EXERCISE INSTRUCTIONS. For the entries below, copy exactly the line that contains "Recreate this image" through the line that contains "df = pd.DataFrame(rows)", both ends included, and exclude all pictures.

Entries with chart source code.

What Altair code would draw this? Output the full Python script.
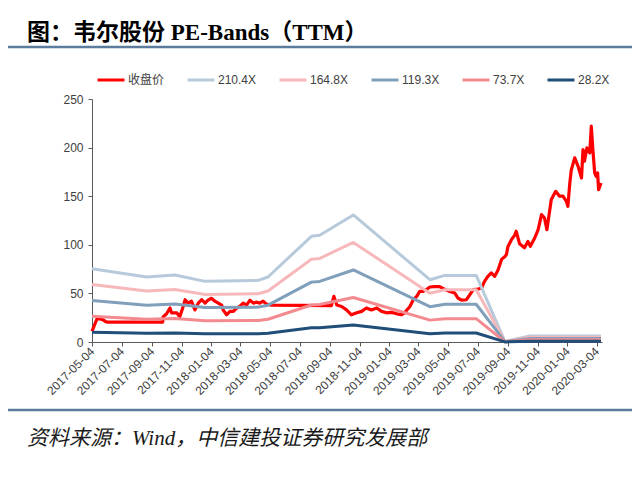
import altair as alt
import pandas as pd

title_text = "图：韦尔股份 PE-Bands（TTM）"
source_text = "资料来源：Wind，中信建投证券研究发展部"

series_names = ["收盘价", "210.4X", "164.8X", "119.3X", "73.7X", "28.2X"]
series_colors = ["#FF0000", "#B7CADB", "#F7B8BB", "#7F9FBA", "#F38A8F", "#1F4E79"]

tick_labels = ["2017-05-04", "2017-07-04", "2017-09-04", "2017-11-04", "2018-01-04",
               "2018-03-04", "2018-05-04", "2018-07-04", "2018-09-04", "2018-11-04",
               "2019-01-04", "2019-03-04", "2019-05-04", "2019-07-04", "2019-09-04",
               "2019-11-04", "2020-01-04", "2020-03-04"]
x_domain = ["2017-05-04", "2020-03-15"]
y_ticks = [0, 50, 100, 150, 200, 250]

price_dates = [
    "2017-05-04", "2017-05-08", "2017-05-14", "2017-05-20", "2017-05-26", "2017-06-01",
    "2017-06-05", "2017-09-26", "2017-09-27", "2017-10-04", "2017-10-11", "2017-10-14",
    "2017-10-25", "2017-10-31", "2017-11-06", "2017-11-11", "2017-11-17", "2017-11-24",
    "2017-12-01", "2017-12-08", "2017-12-15", "2017-12-22", "2017-12-28", "2018-01-04",
    "2018-01-11", "2018-01-18", "2018-01-25", "2018-01-28", "2018-02-04", "2018-02-11",
    "2018-02-18", "2018-02-25", "2018-03-03", "2018-03-10", "2018-03-17", "2018-03-24",
    "2018-03-31", "2018-04-07", "2018-04-13", "2018-04-20", "2018-04-27", "2018-05-07",
    "2018-09-07", "2018-09-12", "2018-09-18", "2018-09-28", "2018-10-08", "2018-10-18",
    "2018-10-29", "2018-11-08", "2018-11-18", "2018-11-28", "2018-12-09", "2018-12-19",
    "2018-12-29", "2019-01-08", "2019-01-19", "2019-01-29", "2019-02-04", "2019-02-15",
    "2019-02-22", "2019-03-01", "2019-03-07", "2019-03-14", "2019-03-21", "2019-03-28",
    "2019-04-07", "2019-04-17", "2019-04-28", "2019-05-08", "2019-05-18", "2019-05-25",
    "2019-06-01", "2019-06-11", "2019-06-18", "2019-06-25", "2019-07-05", "2019-07-12",
    "2019-07-18", "2019-07-25", "2019-08-01", "2019-08-08", "2019-08-15", "2019-08-22",
    "2019-08-29", "2019-09-01", "2019-09-04", "2019-09-11", "2019-09-18", "2019-09-21",
    "2019-09-28", "2019-10-08", "2019-10-15", "2019-10-20", "2019-10-29", "2019-11-05",
    "2019-11-12", "2019-11-18", "2019-11-23", "2019-12-02", "2019-12-11", "2019-12-19",
    "2019-12-26", "2020-01-02", "2020-01-05", "2020-01-09", "2020-01-12", "2020-01-19",
    "2020-01-26", "2020-02-02", "2020-02-05", "2020-02-08", "2020-02-13", "2020-02-19",
    "2020-02-22", "2020-02-25", "2020-02-29", "2020-03-03", "2020-03-06", "2020-03-08",
    "2020-03-13"]
price_values = [
    11, 16, 23.5, 24, 23, 21,
    20.5, 20.5, 26, 29, 35, 30,
    30, 26, 35, 43.5, 40, 42,
    33, 40, 43.5, 40, 43, 45,
    42, 40, 38, 33, 28, 31.5,
    31.5, 35, 36.6, 40, 38, 43,
    40, 41, 40, 42, 39, 38,
    37.5, 47, 38, 36.6, 33, 28,
    30, 31.5, 35, 33, 35, 31.5,
    30, 30.5, 29, 28, 30, 36.6,
    43.5, 47, 52, 52, 54, 56.6,
    57, 57, 54, 52, 50.4, 45,
    43, 43.5, 48.7, 54, 54.5, 55.5,
    62.4, 67.5, 71, 67.5, 74.4, 85,
    88, 90, 98, 105, 110, 114,
    101, 97, 103.5, 98.4, 107, 115.6,
    131, 127.6, 115.6, 146.5, 155, 150,
    150, 144.7, 139.6, 163.6, 177, 189.4,
    180.7, 168.8, 198, 186, 199.7, 194.5,
    222, 199.7, 174, 170.5, 174, 156.8,
    163.6]

band_dates = ["2017-05-04", "2017-08-24", "2017-10-21", "2017-12-22", "2018-04-10",
              "2018-04-30", "2018-07-28", "2018-08-14", "2018-10-22", "2019-03-28",
              "2019-04-28", "2019-07-01", "2019-08-29", "2019-10-19", "2020-03-13"]
band_210_4 = [75.4, 66.9, 69.0, 62.4, 63.4, 66.9, 108.7, 109.8, 130.7, 64.1, 68.5, 68.5, 0.5, 6.3, 6.3]
band_164_8 = [59.1, 52.4, 54.0, 48.9, 49.7, 52.4, 85.1, 86.0, 102.4, 50.2, 53.7, 53.7, 0.4, 4.9, 4.9]
band_119_3 = [42.8, 37.9, 39.1, 35.4, 35.9, 37.9, 61.6, 62.3, 74.1, 36.3, 38.8, 38.8, 0.3, 3.6, 3.6]
band_73_7 = [26.4, 23.4, 24.2, 21.9, 22.2, 23.4, 38.1, 38.5, 45.8, 22.5, 24.0, 24.0, 0.2, 2.2, 2.2]
band_28_2 = [10.1, 9.0, 9.2, 8.4, 8.5, 9.0, 14.6, 14.7, 17.5, 8.6, 9.2, 9.2, 0.1, 0.8, 0.8]


def ms(d):
    return int(pd.Timestamp(d).value // 10**6)


price_df = pd.DataFrame({"date": price_dates, "value": price_values, "series": series_names[0]})
band_frames = []
for name, vals in zip(series_names[1:], [band_210_4, band_164_8, band_119_3, band_73_7, band_28_2]):
    band_frames.append(pd.DataFrame({"date": band_dates, "value": vals, "series": name}))
band_df = pd.concat(band_frames, ignore_index=True)

axis_color = "#595959"
label_color = "#404040"

x_enc = alt.X("date:T",
              scale=alt.Scale(type="utc", domain=[ms(x_domain[0]), ms(x_domain[1])]),
              axis=alt.Axis(values=[ms(t) for t in tick_labels],
                            labelExpr="utcFormat(datum.value, '%Y-%m-%d')",
                            labelAngle=-45, labelAlign="right",
                            labelBaseline="middle", tickSize=4, labelPadding=3,
                            grid=False, title=None, labelFontSize=12,
                            labelFont="Liberation Sans", labelColor=label_color,
                            domainColor=axis_color, tickColor=axis_color,
                            labelOverlap=False))
y_enc = alt.Y("value:Q", scale=alt.Scale(domain=[0, 250], nice=False),
              axis=alt.Axis(values=y_ticks, grid=False, tickSize=4, labelPadding=5,
                            title=None, labelFontSize=12, labelFont="Liberation Sans",
                            labelColor=label_color, domainColor=axis_color,
                            tickColor=axis_color))
color_enc = alt.Color("series:N",
                      scale=alt.Scale(domain=series_names, range=series_colors),
                      legend=alt.Legend(title=None, orient="none", direction="horizontal",
                                        legendX=4, legendY=-34, symbolType="stroke",
                                        symbolSize=729, symbolStrokeWidth=3,
                                        labelFontSize=12,
                                        labelFont="Liberation Sans, Noto Sans CJK SC",
                                        labelColor=label_color, labelOffset=2,
                                        columnPadding=16, labelLimit=200))

price_line = alt.Chart(price_df).mark_line(strokeWidth=3.2, strokeJoin="round").encode(
    x=x_enc, y=y_enc, color=color_enc)
band_lines = alt.Chart(band_df).mark_line(strokeWidth=3, strokeJoin="round").encode(
    x=x_enc, y=y_enc, color=color_enc)

title_mark = alt.Chart(pd.DataFrame({"t": [title_text]})).mark_text(
    align="left", baseline="alphabetic", fontSize=23, fontWeight="bold",
    font="Liberation Serif, Noto Sans CJK SC", color="#000000").encode(
    text="t:N", x=alt.value(-65), y=alt.value(-59))
top_rule = alt.Chart(pd.DataFrame({"t": [0]})).mark_rule(
    color="#5B7C9C", strokeWidth=2.5).encode(
    x=alt.value(-84), x2=alt.value(540), y=alt.value(-52))
bottom_rule = alt.Chart(pd.DataFrame({"t": [0]})).mark_rule(
    color="#5B7C9C", strokeWidth=2.5).encode(
    x=alt.value(-84), x2=alt.value(540), y=alt.value(311))
source_mark = alt.Chart(pd.DataFrame({"t": [source_text]})).mark_text(
    align="left", baseline="alphabetic", fontSize=21, fontStyle="italic",
    font="Liberation Serif, Noto Sans CJK SC", color="#1a1a1a").encode(
    text="t:N", x=alt.value(-65), y=alt.value(346))

chart = alt.layer(price_line, band_lines, title_mark, top_rule, bottom_rule, source_mark).properties(
    width=510, height=243,
    padding={"left": 84, "top": 91, "right": 30, "bottom": 120},
    autosize=alt.AutoSizeParams(type="none"),
).configure_view(stroke=None)

chart.save("out.html", embed_options={"renderer": "svg", "actions": False})
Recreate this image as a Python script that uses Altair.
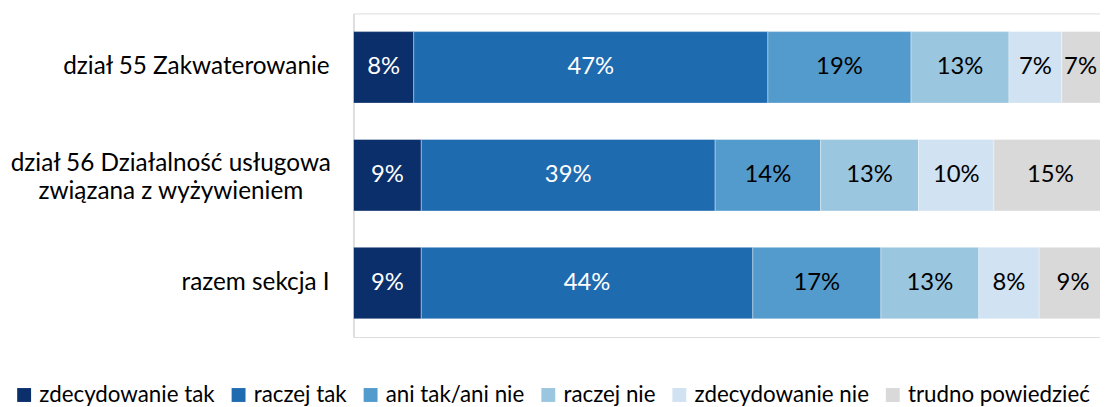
import altair as alt
import pandas as pd

categories = [
    "dział 55 Zakwaterowanie",
    "dział 56 Działalność usługowa\nzwiązana z wyżywieniem",
    "razem sekcja I",
]
responses = [
    "zdecydowanie tak",
    "raczej tak",
    "ani tak/ani nie",
    "raczej nie",
    "zdecydowanie nie",
    "trudno powiedzieć",
]
values_55 = [8, 47, 19, 13, 7, 7]
values_56 = [9, 39, 14, 13, 10, 15]
values_total = [9, 44, 17, 13, 8, 9]
colors = ["#0B2F6B", "#1F6BB0", "#549BCD", "#9BC6DF", "#D1E2F2", "#D9D9D9"]

rows = []
for cat, vals in zip(categories, [values_55, values_56, values_total]):
    for i, (r, v) in enumerate(zip(responses, vals)):
        rows.append({"cat": cat, "resp": r, "order": i, "value": v})
df = pd.DataFrame(rows)

FONT = "Lato"
W, H = 752, 326
XMAX = 0.9908
xscale = alt.Scale(domain=[0, XMAX], nice=False, zero=False)
yscale = alt.Scale(domain=categories, paddingInner=0.337, paddingOuter=0.1685)

base = (
    alt.Chart(df)
    .transform_calculate(pct="datum.value / 100")
    .transform_stack(stack="pct", groupby=["cat"], as_=["x0", "x1"],
                     sort=[alt.SortField("order", order="ascending")])
    .transform_calculate(mid="min((datum.x0 + datum.x1) / 2, 0.965)")
)

bars = base.mark_bar(clip=True, stroke="white", strokeWidth=0.6, strokeOpacity=0.6).encode(
    x=alt.X("x0:Q", scale=xscale, axis=None),
    x2="x1:Q",
    y=alt.Y("cat:N", scale=yscale,
            axis=alt.Axis(labels=False, ticks=False, title=None, domain=True,
                          domainColor="#D9D9D9", domainWidth=1.5, grid=False)),
    color=alt.Color("resp:N", scale=alt.Scale(domain=responses, range=colors),
                    legend=alt.Legend(title=None, orient="none", direction="horizontal",
                                      legendX=-343, legendY=373,
                                      symbolType="square", symbolSize=196,
                                      symbolStrokeWidth=0, labelFont=FONT,
                                      labelFontSize=22.5, labelColor="#000000",
                                      labelLimit=400, columnPadding=12,
                                      labelOffset=4, padding=0)),
)

labels = base.transform_calculate(lbl="datum.value + '%'").mark_text(
    font=FONT, fontSize=24, baseline="middle", align="center").encode(
    x=alt.X("mid:Q", scale=xscale),
    y=alt.Y("cat:N", scale=yscale),
    text="lbl:N",
    color=alt.condition(
        alt.FieldOneOfPredicate(field="resp", oneOf=responses[:2]),
        alt.value("white"), alt.value("black")),
)

cat_df = pd.DataFrame({"cat": categories})
cat_single = alt.Chart(cat_df).transform_filter(
    "indexof(datum.cat, '\\n') < 0"
).mark_text(font=FONT, fontSize=24.5, align="right", baseline="middle", color="black").encode(
    x=alt.value(-24), y=alt.Y("cat:N", scale=yscale), text="cat:N")
cat_multi = alt.Chart(cat_df).transform_filter(
    "indexof(datum.cat, '\\n') >= 0"
).mark_text(font=FONT, fontSize=24.5, align="center", baseline="middle", color="black",
            lineBreak="\n", lineHeight=28, dy=-11).encode(
    x=alt.value(-184), y=alt.Y("cat:N", scale=yscale), text="cat:N")

chart = (
    alt.layer(bars, labels, cat_single, cat_multi)
    .properties(width=W, height=H,
                autosize=alt.AutoSizeParams(type="none"),
                padding={"left": 348, "top": 4, "right": 0, "bottom": 69})
    .configure_view(stroke=None)
    .configure(background="white")
)

chart.save("out.html", embed_options={"renderer": "svg", "actions": False})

COMPLETE ANSWER.
Recreate this image as a Python script that uses Altair.
import altair as alt
import pandas as pd

categories = [
    "dział 55 Zakwaterowanie",
    "dział 56 Działalność usługowa\nzwiązana z wyżywieniem",
    "razem sekcja I",
]
responses = [
    "zdecydowanie tak",
    "raczej tak",
    "ani tak/ani nie",
    "raczej nie",
    "zdecydowanie nie",
    "trudno powiedzieć",
]
values_55 = [8, 47, 19, 13, 7, 7]
values_56 = [9, 39, 14, 13, 10, 15]
values_total = [9, 44, 17, 13, 8, 9]
colors = ["#0B2F6B", "#1F6BB0", "#549BCD", "#9BC6DF", "#D1E2F2", "#D9D9D9"]

rows = []
for cat, vals in zip(categories, [values_55, values_56, values_total]):
    for i, (r, v) in enumerate(zip(responses, vals)):
        rows.append({"cat": cat, "resp": r, "order": i, "value": v})
df = pd.DataFrame(rows)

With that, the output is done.